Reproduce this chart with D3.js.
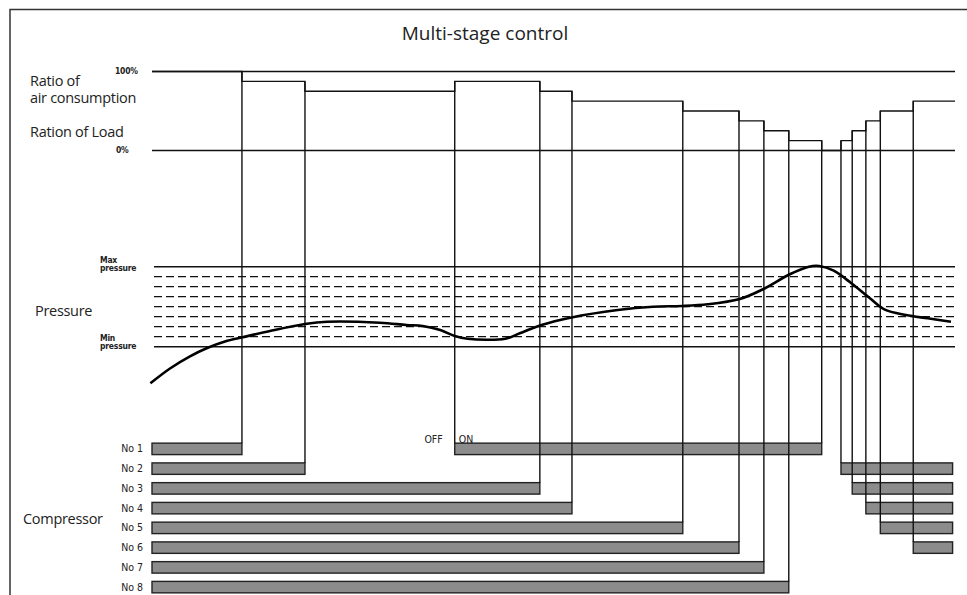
<!DOCTYPE html>
<html>
<head>
<meta charset="utf-8">
<script src="https://cdn.jsdelivr.net/npm/d3@7"></script>
<style>
  body { margin: 0; background: #fff; }
  svg { display: block; }
  .lbl { font-family: "Open Sans", sans-serif; fill: #222; }
  .tiny { font-family: "Liberation Sans Narrow", "DejaVu Sans Condensed", sans-serif; fill: #222; }
</style>
</head>
<body>
<svg id="chart" width="967" height="595"></svg>
<script>
// Multi-stage control: load steps, pressure band and compressor on/off timeline

const compressors = ["No1", "No2", "No3", "No4", "No5", "No6", "No7", "No8"];

// running intervals of each compressor, time as % of the window
const windowEnd = 99.7;
const runsNo1 = [[0, 11.2], [37.7, 83.4]];
const runsNo2 = [[0, 19.05], [85.8, windowEnd]];
const runsNo3 = [[0, 48.3], [87.2, windowEnd]];
const runsNo4 = [[0, 52.3], [88.9, windowEnd]];
const runsNo5 = [[0, 66.1], [90.7, windowEnd]];
const runsNo6 = [[0, 73.1], [94.8, windowEnd]];
const runsNo7 = [[0, 76.2]];
const runsNo8 = [[0, 79.3]];
const runs = [runsNo1, runsNo2, runsNo3, runsNo4, runsNo5, runsNo6, runsNo7, runsNo8];

// pressure curve, level 0 = min pressure, 8 = max pressure
const pressureTime  = [-0.2, 2.24, 4.73, 6.8, 9.09, 11.3, 14.7, 19.05, 21.8, 28.4, 31.7, 33.7, 35.9, 37.7,
                       39.3, 44.0, 45.8, 48.5, 52.1, 58.0, 62.4, 66.0, 69.2, 73.2, 75.9, 79.5, 81.8, 83.1,
                       84.9, 87.1, 89.4, 91.2, 93.9, 96.6, 99.5];
const pressureValue = [-3.66, -2.18, -0.97, -0.16, 0.51, 0.94, 1.57, 2.27, 2.5, 2.4, 2.17, 2.07, 1.67, 1.07,
                       0.8, 0.8, 1.34, 2.17, 2.9, 3.67, 4.0, 4.07, 4.24, 4.77, 5.67, 7.27, 8.0, 8.07,
                       7.6, 6.34, 4.84, 3.74, 3.17, 2.84, 2.5];
const pressureLevels = [0, 1, 2, 3, 4, 5, 6, 7, 8];

const svg = d3.select("#chart");

const x = d3.scaleLinear().domain([0, 100]).range([152, 955]);
const yLoad = d3.scaleLinear().domain([0, compressors.length]).range([150.5, 71.5]);
const yP = d3.scaleLinear().domain([0, 8]).range([346.7, 266.7]);
const yRow = d3.scaleBand().domain(compressors).range([439, 597]).paddingInner(0.42).paddingOuter(0.21);

// frame
svg.append("path")
    .attr("d", "M10,597V9.5H967")
    .attr("fill", "none").attr("stroke", "#333").attr("stroke-width", 1.5);

svg.append("text").attr("class", "lbl")
    .attr("x", 485).attr("y", 40).attr("text-anchor", "middle")
    .attr("font-size", 19).text("Multi-stage control");

// load section
svg.selectAll(".ref").data([0, compressors.length]).enter().append("line")
    .attr("x1", x(0)).attr("x2", x(100))
    .attr("y1", d => yLoad(d)).attr("y2", d => yLoad(d))
    .attr("stroke", "#111").attr("stroke-width", 1.4);

// events from on/off intervals
const events = [];
runs.forEach((list, i) => {
    list.forEach(([s, e]) => {
        if (s > 0) events.push({t: s, comp: compressors[i], d: 1});
        if (e < windowEnd) events.push({t: e, comp: compressors[i], d: -1});
    });
});
events.sort((a, b) => a.t - b.t);

let running = runs.filter(list => list[0][0] === 0).length;
const steps = [[0, running]];
events.forEach(ev => {
    ev.before = running;
    running += ev.d;
    ev.after = running;
    steps.push([ev.t, ev.before], [ev.t, ev.after]);
});
steps.push([100, running]);

svg.append("path")
    .datum(steps)
    .attr("d", d3.line().x(d => x(d[0])).y(d => yLoad(d[1])))
    .attr("fill", "none").attr("stroke", "#111").attr("stroke-width", 1.4);

// pressure band
svg.selectAll(".plevel").data(pressureLevels).enter().append("line")
    .attr("x1", x(0) + 2).attr("x2", x(100))
    .attr("y1", d => yP(d)).attr("y2", d => yP(d))
    .attr("stroke", "#111")
    .attr("stroke-width", d => (d === 0 || d === 8) ? 1.4 : 1.2)
    .attr("stroke-dasharray", d => (d === 0 || d === 8) ? null : "8,4");

// compressor bars
const bars = [];
runs.forEach((list, i) => list.forEach(([s, e]) => bars.push({comp: compressors[i], s, e})));

svg.selectAll(".bar").data(bars).enter().append("rect")
    .attr("x", d => x(d.s)).attr("width", d => x(d.e) - x(d.s))
    .attr("y", d => yRow(d.comp)).attr("height", yRow.bandwidth())
    .attr("fill", "#8c8c8c").attr("stroke", "#222").attr("stroke-width", 1.4);

// verticals linking each switch to its bar
svg.selectAll(".link").data(events).enter().append("line")
    .attr("x1", d => x(d.t)).attr("x2", d => x(d.t))
    .attr("y1", d => yLoad(Math.max(d.before, d.after)))
    .attr("y2", d => yRow(d.comp))
    .attr("stroke", "#111").attr("stroke-width", 1.4);

// pressure curve
const pts = pressureTime.map((t, i) => [t, pressureValue[i]]);
svg.append("path")
    .datum(pts)
    .attr("d", d3.line().x(d => x(d[0])).y(d => yP(d[1])).curve(d3.curveCatmullRom))
    .attr("fill", "none").attr("stroke", "#000").attr("stroke-width", 2.6);

// left labels
const big = [
    {t: "Ratio of", x: 30, y: 85.5},
    {t: "air consumption", x: 30, y: 103},
    {t: "Ration of Load", x: 30, y: 137},
    {t: "Pressure", x: 35, y: 316},
    {t: "Compressor", x: 23, y: 524}
];
svg.selectAll(".big").data(big).enter().append("text")
    .attr("class", "lbl").attr("font-size", 14.5).attr("letter-spacing", -0.3)
    .attr("x", d => d.x).attr("y", d => d.y).text(d => d.t);

const small = [
    {t: "100%", x: 115, y: 74},
    {t: "0%", x: 116, y: 153},
    {t: "Max", x: 100, y: 262.5},
    {t: "pressure", x: 100, y: 271},
    {t: "Min", x: 100, y: 340.5},
    {t: "pressure", x: 100, y: 349}
];
svg.selectAll(".small").data(small).enter().append("text")
    .attr("class", "tiny").attr("font-size", 8.5).attr("font-weight", "bold")
    .attr("letter-spacing", -0.2)
    .attr("x", d => d.x).attr("y", d => d.y).text(d => d.t);

svg.selectAll(".rowlbl").data(compressors).enter().append("text")
    .attr("class", "tiny").attr("font-size", 10.5)
    .attr("x", 143).attr("y", d => yRow(d) + yRow.bandwidth() / 2 + 3.5)
    .attr("text-anchor", "end").text(d => d.replace("No", "No "));

const restart = events.find(ev => ev.comp === "No1" && ev.d === 1);
svg.append("text").attr("class", "tiny").attr("font-size", 10.5)
    .attr("x", x(restart.t) - 12).attr("y", 442.5).attr("text-anchor", "end").text("OFF");
svg.append("text").attr("class", "tiny").attr("font-size", 10.5)
    .attr("x", x(restart.t) + 4).attr("y", 442.5).text("ON");
</script>
</body>
</html>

Your goal:
Return the material word for word. Pictures are not part of the copy.

Task output:
Reproduce this chart with D3.js.
<!DOCTYPE html>
<html>
<head>
<meta charset="utf-8">
<script src="https://cdn.jsdelivr.net/npm/d3@7"></script>
<style>
  body { margin: 0; background: #fff; }
  svg { display: block; }
  .lbl { font-family: "Open Sans", sans-serif; fill: #222; }
  .tiny { font-family: "Liberation Sans Narrow", "DejaVu Sans Condensed", sans-serif; fill: #222; }
</style>
</head>
<body>
<svg id="chart" width="967" height="595"></svg>
<script>
// Multi-stage control: load steps, pressure band and compressor on/off timeline

const compressors = ["No1", "No2", "No3", "No4", "No5", "No6", "No7", "No8"];

// running intervals of each compressor, time as % of the window
const windowEnd = 99.7;
const runsNo1 = [[0, 11.2], [37.7, 83.4]];
const runsNo2 = [[0, 19.05], [85.8, windowEnd]];
const runsNo3 = [[0, 48.3], [87.2, windowEnd]];
const runsNo4 = [[0, 52.3], [88.9, windowEnd]];
const runsNo5 = [[0, 66.1], [90.7, windowEnd]];
const runsNo6 = [[0, 73.1], [94.8, windowEnd]];
const runsNo7 = [[0, 76.2]];
const runsNo8 = [[0, 79.3]];
const runs = [runsNo1, runsNo2, runsNo3, runsNo4, runsNo5, runsNo6, runsNo7, runsNo8];

// pressure curve, level 0 = min pressure, 8 = max pressure
const pressureTime  = [-0.2, 2.24, 4.73, 6.8, 9.09, 11.3, 14.7, 19.05, 21.8, 28.4, 31.7, 33.7, 35.9, 37.7,
                       39.3, 44.0, 45.8, 48.5, 52.1, 58.0, 62.4, 66.0, 69.2, 73.2, 75.9, 79.5, 81.8, 83.1,
                       84.9, 87.1, 89.4, 91.2, 93.9, 96.6, 99.5];
const pressureValue = [-3.66, -2.18, -0.97, -0.16, 0.51, 0.94, 1.57, 2.27, 2.5, 2.4, 2.17, 2.07, 1.67, 1.07,
                       0.8, 0.8, 1.34, 2.17, 2.9, 3.67, 4.0, 4.07, 4.24, 4.77, 5.67, 7.27, 8.0, 8.07,
                       7.6, 6.34, 4.84, 3.74, 3.17, 2.84, 2.5];
const pressureLevels = [0, 1, 2, 3, 4, 5, 6, 7, 8];

const svg = d3.select("#chart");

const x = d3.scaleLinear().domain([0, 100]).range([152, 955]);
const yLoad = d3.scaleLinear().domain([0, compressors.length]).range([150.5, 71.5]);
const yP = d3.scaleLinear().domain([0, 8]).range([346.7, 266.7]);
const yRow = d3.scaleBand().domain(compressors).range([439, 597]).paddingInner(0.42).paddingOuter(0.21);

// frame
svg.append("path")
    .attr("d", "M10,597V9.5H967")
    .attr("fill", "none").attr("stroke", "#333").attr("stroke-width", 1.5);

svg.append("text").attr("class", "lbl")
    .attr("x", 485).attr("y", 40).attr("text-anchor", "middle")
    .attr("font-size", 19).text("Multi-stage control");

// load section
svg.selectAll(".ref").data([0, compressors.length]).enter().append("line")
    .attr("x1", x(0)).attr("x2", x(100))
    .attr("y1", d => yLoad(d)).attr("y2", d => yLoad(d))
    .attr("stroke", "#111").attr("stroke-width", 1.4);

// events from on/off intervals
const events = [];
runs.forEach((list, i) => {
    list.forEach(([s, e]) => {
        if (s > 0) events.push({t: s, comp: compressors[i], d: 1});
        if (e < windowEnd) events.push({t: e, comp: compressors[i], d: -1});
    });
});
events.sort((a, b) => a.t - b.t);

let running = runs.filter(list => list[0][0] === 0).length;
const steps = [[0, running]];
events.forEach(ev => {
    ev.before = running;
    running += ev.d;
    ev.after = running;
    steps.push([ev.t, ev.before], [ev.t, ev.after]);
});
steps.push([100, running]);

svg.append("path")
    .datum(steps)
    .attr("d", d3.line().x(d => x(d[0])).y(d => yLoad(d[1])))
    .attr("fill", "none").attr("stroke", "#111").attr("stroke-width", 1.4);

// pressure band
svg.selectAll(".plevel").data(pressureLevels).enter().append("line")
    .attr("x1", x(0) + 2).attr("x2", x(100))
    .attr("y1", d => yP(d)).attr("y2", d => yP(d))
    .attr("stroke", "#111")
    .attr("stroke-width", d => (d === 0 || d === 8) ? 1.4 : 1.2)
    .attr("stroke-dasharray", d => (d === 0 || d === 8) ? null : "8,4");

// compressor bars
const bars = [];
runs.forEach((list, i) => list.forEach(([s, e]) => bars.push({comp: compressors[i], s, e})));

svg.selectAll(".bar").data(bars).enter().append("rect")
    .attr("x", d => x(d.s)).attr("width", d => x(d.e) - x(d.s))
    .attr("y", d => yRow(d.comp)).attr("height", yRow.bandwidth())
    .attr("fill", "#8c8c8c").attr("stroke", "#222").attr("stroke-width", 1.4);

// verticals linking each switch to its bar
svg.selectAll(".link").data(events).enter().append("line")
    .attr("x1", d => x(d.t)).attr("x2", d => x(d.t))
    .attr("y1", d => yLoad(Math.max(d.before, d.after)))
    .attr("y2", d => yRow(d.comp))
    .attr("stroke", "#111").attr("stroke-width", 1.4);

// pressure curve
const pts = pressureTime.map((t, i) => [t, pressureValue[i]]);
svg.append("path")
    .datum(pts)
    .attr("d", d3.line().x(d => x(d[0])).y(d => yP(d[1])).curve(d3.curveCatmullRom))
    .attr("fill", "none").attr("stroke", "#000").attr("stroke-width", 2.6);

// left labels
const big = [
    {t: "Ratio of", x: 30, y: 85.5},
    {t: "air consumption", x: 30, y: 103},
    {t: "Ration of Load", x: 30, y: 137},
    {t: "Pressure", x: 35, y: 316},
    {t: "Compressor", x: 23, y: 524}
];
svg.selectAll(".big").data(big).enter().append("text")
    .attr("class", "lbl").attr("font-size", 14.5).attr("letter-spacing", -0.3)
    .attr("x", d => d.x).attr("y", d => d.y).text(d => d.t);

const small = [
    {t: "100%", x: 115, y: 74},
    {t: "0%", x: 116, y: 153},
    {t: "Max", x: 100, y: 262.5},
    {t: "pressure", x: 100, y: 271},
    {t: "Min", x: 100, y: 340.5},
    {t: "pressure", x: 100, y: 349}
];
svg.selectAll(".small").data(small).enter().append("text")
    .attr("class", "tiny").attr("font-size", 8.5).attr("font-weight", "bold")
    .attr("letter-spacing", -0.2)
    .attr("x", d => d.x).attr("y", d => d.y).text(d => d.t);

svg.selectAll(".rowlbl").data(compressors).enter().append("text")
    .attr("class", "tiny").attr("font-size", 10.5)
    .attr("x", 143).attr("y", d => yRow(d) + yRow.bandwidth() / 2 + 3.5)
    .attr("text-anchor", "end").text(d => d.replace("No", "No "));

const restart = events.find(ev => ev.comp === "No1" && ev.d === 1);
svg.append("text").attr("class", "tiny").attr("font-size", 10.5)
    .attr("x", x(restart.t) - 12).attr("y", 442.5).attr("text-anchor", "end").text("OFF");
svg.append("text").attr("class", "tiny").attr("font-size", 10.5)
    .attr("x", x(restart.t) + 4).attr("y", 442.5).text("ON");
</script>
</body>
</html>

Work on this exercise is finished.